What is interesting however is how this is failing only on this server and not for my other server with the following CPU in which I get >50% improvements in prompt processing and token generation.

Side Note: Thank you for all the great work with the llama.cpp project and the open-source community!

Architecture:             x86_64
  CPU op-mode(s):         32-bit, 64-bit
  Address sizes:          46 bits physical, 57 bits virtual
  Byte Order:             Little Endian
CPU(s):                   160
  On-line CPU(s) list:    0-159
Vendor ID:                GenuineIntel
  Model name:             Intel(R) Xeon(R) Platinum 8380 CPU @ 2.30GHz
    CPU family:           6
    Model:                106
    Thread(s) per core:   2
    Core(s) per socket:   40
    Socket(s):            2
    Stepping:             6
    CPU max MHz:          3400.0000
    CPU min MHz:          800.0000
    BogoMIPS:             4600.00
    Flags:                fpu vme de pse tsc msr pae mce cx8 apic sep mtrr pge mca cmov pat pse36 clflush dts acpi mmx fxsr sse sse2 ss ht tm pbe syscall nx pdpe1gb rdtscp lm constant_tsc art arch_perfmon pebs bts rep_good nopl xtopology nonstop_tsc cpuid aperfmperf pni 
                          pclmulqdq dtes64 monitor ds_cpl vmx smx est tm2 ssse3 sdbg fma cx16 xtpr pdcm pcid dca sse4_1 sse4_2 x2apic movbe popcnt tsc_deadline_timer aes xsave avx f16c rdrand lahf_lm abm 3dnowprefetch cpuid_fault epb cat_l3 invpcid_single intel_ppin ssbd
                           mba ibrs ibpb stibp ibrs_enhanced tpr_shadow vnmi flexpriority ept vpid ept_ad fsgsbase tsc_adjust bmi1 avx2 smep bmi2 erms invpcid cqm rdt_a avx512f avx512dq rdseed adx smap avx512ifma clflushopt clwb intel_pt avx512cd sha_ni avx512bw avx512vl
                           xsaveopt xsavec xgetbv1 xsaves cqm_llc cqm_occup_llc cqm_mbm_total cqm_mbm_local split_lock_detect wbnoinvd dtherm ida arat pln pts hwp hwp_act_window hwp_epp hwp_pkg_req avx512vbmi umip pku ospke avx512_vbmi2 gfni vaes vpclmulqdq avx512_vnni a
                          vx512_bitalg tme avx512_vpopcntdq la57 rdpid fsrm md_clear pconfig flush_l1d arch_capabilities

Name and Version

./llama-server --version version: 3432 (12bbdb8c) built with cc (Ubuntu 11.4.0-1ubuntu1~22.04) 11.4.0 for x86_64-linux-gnu (Working)

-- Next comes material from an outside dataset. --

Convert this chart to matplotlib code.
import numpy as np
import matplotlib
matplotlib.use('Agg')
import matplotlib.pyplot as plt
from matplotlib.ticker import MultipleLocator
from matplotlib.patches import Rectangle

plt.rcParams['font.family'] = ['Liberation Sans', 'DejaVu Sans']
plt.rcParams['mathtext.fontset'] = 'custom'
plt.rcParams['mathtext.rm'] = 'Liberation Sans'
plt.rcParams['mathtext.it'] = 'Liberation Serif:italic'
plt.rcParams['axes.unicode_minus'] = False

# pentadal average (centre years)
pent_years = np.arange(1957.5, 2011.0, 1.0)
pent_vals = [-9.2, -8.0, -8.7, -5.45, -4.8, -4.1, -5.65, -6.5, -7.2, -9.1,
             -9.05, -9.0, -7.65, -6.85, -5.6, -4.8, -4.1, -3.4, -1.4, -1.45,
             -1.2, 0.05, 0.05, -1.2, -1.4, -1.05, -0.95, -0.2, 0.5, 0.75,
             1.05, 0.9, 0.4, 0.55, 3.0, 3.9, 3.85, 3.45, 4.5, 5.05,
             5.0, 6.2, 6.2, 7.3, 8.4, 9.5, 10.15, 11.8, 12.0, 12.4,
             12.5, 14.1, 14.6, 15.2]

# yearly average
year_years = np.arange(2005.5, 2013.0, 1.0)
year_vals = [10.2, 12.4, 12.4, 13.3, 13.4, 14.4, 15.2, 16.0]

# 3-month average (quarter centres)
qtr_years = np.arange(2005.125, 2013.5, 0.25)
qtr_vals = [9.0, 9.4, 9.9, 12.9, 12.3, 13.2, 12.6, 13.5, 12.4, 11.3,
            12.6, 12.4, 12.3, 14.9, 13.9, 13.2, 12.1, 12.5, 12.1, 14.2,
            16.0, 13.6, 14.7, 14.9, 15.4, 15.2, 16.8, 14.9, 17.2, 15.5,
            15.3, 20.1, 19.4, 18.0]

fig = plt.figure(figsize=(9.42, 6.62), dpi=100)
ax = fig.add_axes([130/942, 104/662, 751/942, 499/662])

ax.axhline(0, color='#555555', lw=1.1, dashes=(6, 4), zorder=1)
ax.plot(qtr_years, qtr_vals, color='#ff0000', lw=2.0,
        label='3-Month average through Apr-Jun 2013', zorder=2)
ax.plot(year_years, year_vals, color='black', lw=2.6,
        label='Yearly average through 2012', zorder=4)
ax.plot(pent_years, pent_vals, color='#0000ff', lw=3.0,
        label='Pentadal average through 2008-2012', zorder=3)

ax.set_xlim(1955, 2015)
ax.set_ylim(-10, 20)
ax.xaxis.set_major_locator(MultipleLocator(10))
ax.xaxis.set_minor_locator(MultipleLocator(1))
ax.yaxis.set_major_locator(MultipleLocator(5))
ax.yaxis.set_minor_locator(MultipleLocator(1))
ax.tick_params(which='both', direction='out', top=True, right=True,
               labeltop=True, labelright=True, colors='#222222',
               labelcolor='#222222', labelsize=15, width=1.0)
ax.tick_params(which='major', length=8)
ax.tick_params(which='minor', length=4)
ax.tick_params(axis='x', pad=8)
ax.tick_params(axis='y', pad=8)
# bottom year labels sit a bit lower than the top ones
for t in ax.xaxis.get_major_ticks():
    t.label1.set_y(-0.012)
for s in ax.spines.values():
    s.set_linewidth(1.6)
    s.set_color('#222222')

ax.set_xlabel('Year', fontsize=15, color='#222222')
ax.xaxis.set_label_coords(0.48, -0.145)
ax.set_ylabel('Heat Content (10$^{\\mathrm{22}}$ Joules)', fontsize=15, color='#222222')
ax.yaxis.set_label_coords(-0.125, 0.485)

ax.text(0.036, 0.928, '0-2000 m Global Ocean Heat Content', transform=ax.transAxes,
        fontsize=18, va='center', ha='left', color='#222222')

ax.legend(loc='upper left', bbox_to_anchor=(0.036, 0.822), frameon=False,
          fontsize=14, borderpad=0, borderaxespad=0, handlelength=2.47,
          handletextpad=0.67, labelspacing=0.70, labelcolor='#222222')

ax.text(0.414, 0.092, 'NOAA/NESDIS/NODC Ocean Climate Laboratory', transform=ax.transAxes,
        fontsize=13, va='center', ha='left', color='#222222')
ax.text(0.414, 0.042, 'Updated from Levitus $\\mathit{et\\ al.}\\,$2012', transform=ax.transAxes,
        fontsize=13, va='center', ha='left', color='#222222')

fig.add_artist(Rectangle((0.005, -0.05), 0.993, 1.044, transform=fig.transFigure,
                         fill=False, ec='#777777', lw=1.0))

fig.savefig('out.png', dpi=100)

The other server will not build

What operating system are you seeing the problem on?

Linux

Relevant log output

No response

ikawrakow commented 1 month ago

I use cmake, so the Makefile is less solid than it shou be. Have you tried make clean && make -j? I'm away for a few days and will look at the problem when I come back.

ndavidson19 commented 1 month ago

Same error happens with those commands. No rush will try to build via cmake on this particular server.

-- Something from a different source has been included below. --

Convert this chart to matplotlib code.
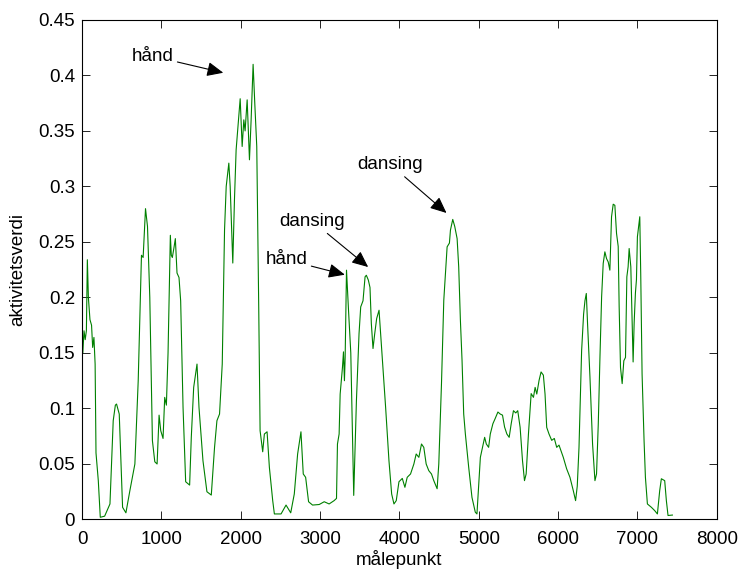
import matplotlib
matplotlib.use('Agg')
import matplotlib.pyplot as plt

plt.rcParams['font.family'] = ['Liberation Sans', 'DejaVu Sans']

# måledata: målepunkt og aktivitetsverdi
malepunkt = [0, 10, 25, 40, 55, 67, 80, 100, 120, 134, 150, 165, 176, 205, 230, 285, 352,
             393, 420, 435, 469, 511, 553, 603, 666, 708, 749, 770, 800, 825, 854, 887, 917,
             946, 971, 992, 1021, 1042, 1063, 1084, 1113, 1125, 1138, 1159, 1176, 1197, 1222,
             1243, 1273, 1306, 1356, 1377, 1407, 1449, 1474, 1524, 1574, 1629, 1670, 1700,
             1733, 1767, 1796, 1817, 1850, 1867, 1900, 1921, 1942, 1993, 2018, 2039, 2055,
             2081, 2110, 2131, 2156, 2177, 2202, 2227, 2244, 2277, 2298, 2332, 2361, 2403,
             2424, 2508, 2571, 2630, 2675, 2717, 2759, 2788, 2818, 2855, 2905, 2989, 3052,
             3114, 3177, 3207, 3219, 3240, 3253, 3282, 3295, 3307, 3316, 3333, 3358, 3387,
             3424, 3458, 3491, 3512, 3541, 3567, 3583, 3608, 3629, 3646, 3667, 3688, 3713,
             3743, 3763, 3793, 3826, 3868, 3902, 3931, 3960, 3994, 4036, 4069, 4098, 4140,
             4182, 4211, 4245, 4278, 4307, 4337, 4370, 4404, 4433, 4475, 4496, 4530, 4559,
             4601, 4630, 4643, 4672, 4697, 4727, 4747, 4768, 4789, 4810, 4831, 4873, 4914,
             4956, 4977, 5020, 5074, 5095, 5124, 5145, 5178, 5207, 5241, 5270, 5299, 5325,
             5354, 5383, 5408, 5437, 5466, 5491, 5521, 5551, 5576, 5597, 5626, 5660, 5689,
             5710, 5731, 5760, 5785, 5814, 5835, 5856, 5885, 5919, 5952, 5982, 6011, 6036,
             6065, 6107, 6149, 6191, 6220, 6241, 6263, 6296, 6321, 6338, 6355, 6371, 6401,
             6434, 6464, 6484, 6506, 6527, 6548, 6568, 6589, 6610, 6631, 6652, 6673, 6694,
             6715, 6736, 6757, 6769, 6786, 6807, 6828, 6849, 6866, 6882, 6895, 6916, 6932,
             6945, 6958, 6974, 6987, 6999, 7029, 7041, 7058, 7083, 7100, 7125, 7175, 7217,
             7251, 7280, 7301, 7343, 7364, 7385, 7440]
aktivitet = [0.187, 0.15, 0.17, 0.162, 0.17, 0.234, 0.20, 0.18, 0.175, 0.155, 0.164, 0.14,
             0.06, 0.035, 0.002, 0.003, 0.014, 0.089, 0.103, 0.104, 0.095, 0.011, 0.006,
             0.026, 0.05, 0.125, 0.238, 0.236, 0.28, 0.264, 0.2, 0.071, 0.052, 0.05, 0.094,
             0.08, 0.073, 0.11, 0.103, 0.15, 0.256, 0.238, 0.236, 0.245, 0.253, 0.222, 0.218,
             0.197, 0.101, 0.034, 0.031, 0.074, 0.119, 0.14, 0.101, 0.053, 0.025, 0.022,
             0.065, 0.089, 0.095, 0.14, 0.261, 0.30, 0.321, 0.30, 0.231, 0.288, 0.333, 0.379,
             0.336, 0.36, 0.35, 0.378, 0.324, 0.36, 0.41, 0.375, 0.336, 0.19, 0.08, 0.061,
             0.077, 0.079, 0.047, 0.017, 0.005, 0.005, 0.013, 0.006, 0.023, 0.059, 0.079,
             0.041, 0.038, 0.016, 0.013, 0.0135, 0.016, 0.014, 0.017, 0.019, 0.068, 0.077,
             0.113, 0.137, 0.151, 0.125, 0.146, 0.2246, 0.189, 0.15, 0.0217, 0.107, 0.1675,
             0.1915, 0.197, 0.2186, 0.22, 0.2157, 0.209, 0.1765, 0.154, 0.167, 0.181, 0.1885,
             0.1675, 0.137, 0.101, 0.053, 0.023, 0.014, 0.017, 0.034, 0.037, 0.029, 0.038,
             0.041, 0.05, 0.059, 0.056, 0.068, 0.065, 0.05, 0.044, 0.041, 0.035, 0.0277,
             0.05, 0.1224, 0.1975, 0.2456, 0.249, 0.2607, 0.2703, 0.264, 0.253, 0.2276, 0.18,
             0.1434, 0.095, 0.077, 0.047, 0.02, 0.0066, 0.005, 0.056, 0.074, 0.068, 0.065,
             0.077, 0.0863, 0.091, 0.0968, 0.095, 0.094, 0.0833, 0.077, 0.074, 0.086, 0.098,
             0.096, 0.098, 0.083, 0.053, 0.035, 0.041, 0.077, 0.1134, 0.11, 0.119, 0.113,
             0.1254, 0.1329, 0.13, 0.113, 0.083, 0.077, 0.0713, 0.073, 0.065, 0.067, 0.062,
             0.056, 0.0457, 0.038, 0.026, 0.017, 0.03, 0.065, 0.152, 0.185, 0.197, 0.2036,
             0.176, 0.1284, 0.068, 0.035, 0.041, 0.0863, 0.146, 0.2005, 0.2306, 0.2411, 0.235,
             0.232, 0.2246, 0.2727, 0.284, 0.283, 0.2577, 0.246, 0.192, 0.137, 0.1224, 0.143,
             0.146, 0.2186, 0.2276, 0.2441, 0.2276, 0.182, 0.1419, 0.177, 0.204, 0.216,
             0.2546, 0.2727, 0.221, 0.131, 0.071, 0.038, 0.014, 0.011, 0.008, 0.005, 0.026,
             0.0367, 0.035, 0.017, 0.0036, 0.004]

# merknader: tekst, pilspiss, tekstposisjon, justering
merknad_tekst = ['hånd', 'dansing', 'dansing', 'hånd']
merknad_pil = [(1780, 0.4024), (4593, 0.2761), (3606, 0.2274), (3312, 0.2205)]
merknad_pos = [(1150, 0.4174), (3888, 0.3197), (2905, 0.2686), (2838, 0.234)]
merknad_ha = ['right', 'center', 'center', 'right']

fig = plt.figure(figsize=(7.39, 5.69), dpi=100)
ax = fig.add_axes([0.111, 0.087, 0.859, 0.878])

ax.plot(malepunkt, aktivitet, color='#008000', lw=0.8)

for tekst, pil, pos, ha in zip(merknad_tekst, merknad_pil, merknad_pos, merknad_ha):
    ax.annotate(tekst, xy=pil, xytext=pos, ha=ha, va='center', fontsize=13.5,
                arrowprops=dict(arrowstyle='-|>,head_length=0.45,head_width=0.2',
                                color='k', lw=0.8, shrinkA=1, shrinkB=0,
                                mutation_scale=22))

ax.set_xlim(0, 8000)
ax.set_ylim(0, 0.45)
ax.set_xticks(range(0, 8001, 1000))
ax.set_yticks([0, 0.05, 0.1, 0.15, 0.2, 0.25, 0.3, 0.35, 0.4, 0.45])
ax.set_yticklabels(['0', '0.05', '0.1', '0.15', '0.2', '0.25', '0.3', '0.35', '0.4', '0.45'])
ax.tick_params(direction='in', top=True, right=True, length=6, width=0.6,
               labelsize=13.5, pad=5)
ax.tick_params(axis='x', pad=8)
for sp in ax.spines.values():
    sp.set_linewidth(0.8)

ax.set_xlabel('målepunkt', fontsize=13.5, labelpad=2)
ax.set_ylabel('aktivitetsverdi', fontsize=13.5, labelpad=9)

fig.savefig('out.png', dpi=100)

ikawrakow commented 1 month ago

So, I don't really see what could be wrong with the Makefile. The Makefile, inherited from llama.cpp, is of course useless as it does not reflect the actual build artifact dependencies. E.g., here is what we have as a build rule for ggml.o, which is the core of the whole system

ggml/src/ggml.o: \
    ggml/src/ggml.c \
    ggml/include/ggml.h
    $(CC)  $(CFLAGS)   -c $< -o $@

In reality ggml.o depends on several other files as one gets via

gcc -Iggml/include -Iggml/src -MM ggml/src/ggml.c
ggml.o: ggml/src/ggml.c ggml/src/ggml-impl.h ggml/include/ggml.h \
  ggml/src/ggml-quants.h ggml/src/ggml-common.h ggml/src/ggml-aarch64.h

But make clean && make does produce the correct build, both in mainline llama.cpp and in this repository, so the failure you get on this one server is a bit mysterious.

Can you post the full output of the make command? Thanks!

ikawrakow commented 1 month ago

I'm not getting a response, and without the full output of the make command it is not possible to see what might be going wrong, so closing.